Dr. Jerry Powell was honored on July 30, 2017, at the Lepidopterist Society annual meeting in Tucson, Arizona, with a symposium organized by John Brown, Dan Rubinoff, and Dave Wagner. Speakers included students and colleagues who roasted and toasted Jerry, who sat with his wife Liz in arm chairs at the front of the room. A general theme throughout the presentations (besides Jerry’s demanding and often gruff facade) was how he influenced the trajectory of each person’s career. Others who chimed in remotely, either by Skype or email, included: Dan Janzen, Jim Liebherr, Cheryl Barr, and John De Benedictis.
Jerry is known largely for his work in Lepidoptera, particularly microlepidoptera (ie. small moths).

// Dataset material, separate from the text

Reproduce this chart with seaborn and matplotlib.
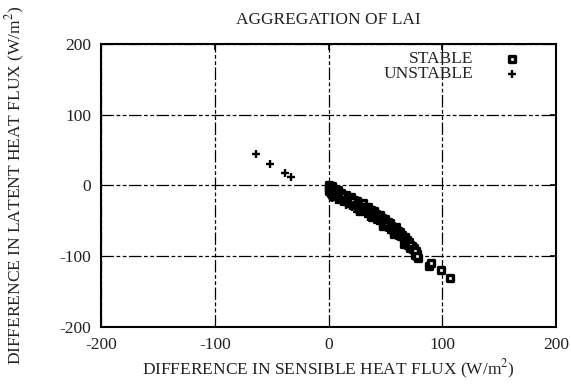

His publications (>240) include Moths of Western North America, (Field Guide to) California Insects, the biology and systematics of spruce budworm, Lepidoptera of the California Channel Islands, yuccas and yucca moths, insects of California sand dune habitats, and a long list of collaborations on various moth groups, including the taxonomy, systematics, and biology of Tortricidae, Heliodinidae, Ethmiidae, Prodoxidae, Pyralidae, and many others. He described as new 227 species of Lepidoptera, and collected over 440 holotypes in various groups. Over 40 species of insects have been named for Powell in seven orders to-date (Hemiptera x1, Neuroptera x1, Diptera x9, Coleoptera x4, Hymenoptera x5, Trichoptera x1, Lepidoptera x22). A true “vacuum cleaner” collector, Powell has contributed many hundreds of thousands of specimens to the Essig Museum of Entomology, where he still curates the Lepidoptera collection a few hours every day.
Speakers also reminded the audience of their favorite Powell quotes and phrases: “If it was easy someone would have done it already”, “Science moves forward by creeps and jerks”, “chowdered”, “corked”, “good grief”, “One larva; two larvae / NO EXCEPTIONS”, Powell’s Law: “No biologist studies anything found within 100 miles of where they live.”
Although Jerry’s main research focus has always been the insect fauna of western North America, especially California, what was evident from the comments of speakers and other contributors is Jerry’s depth and breadth of knowledge in both insects and plants (and their interactions), and his influence on the careers of entomologists throughout the country and on most continents. Perhaps just as telling is a comment made by a citizen scientist helping to digitize label data from the Essig Museum specimen collection through our Notes From Nature portal who quipped, “Who is this Jerry Powell? Is he some sort of vampire? He has been collecting for over 60 years!”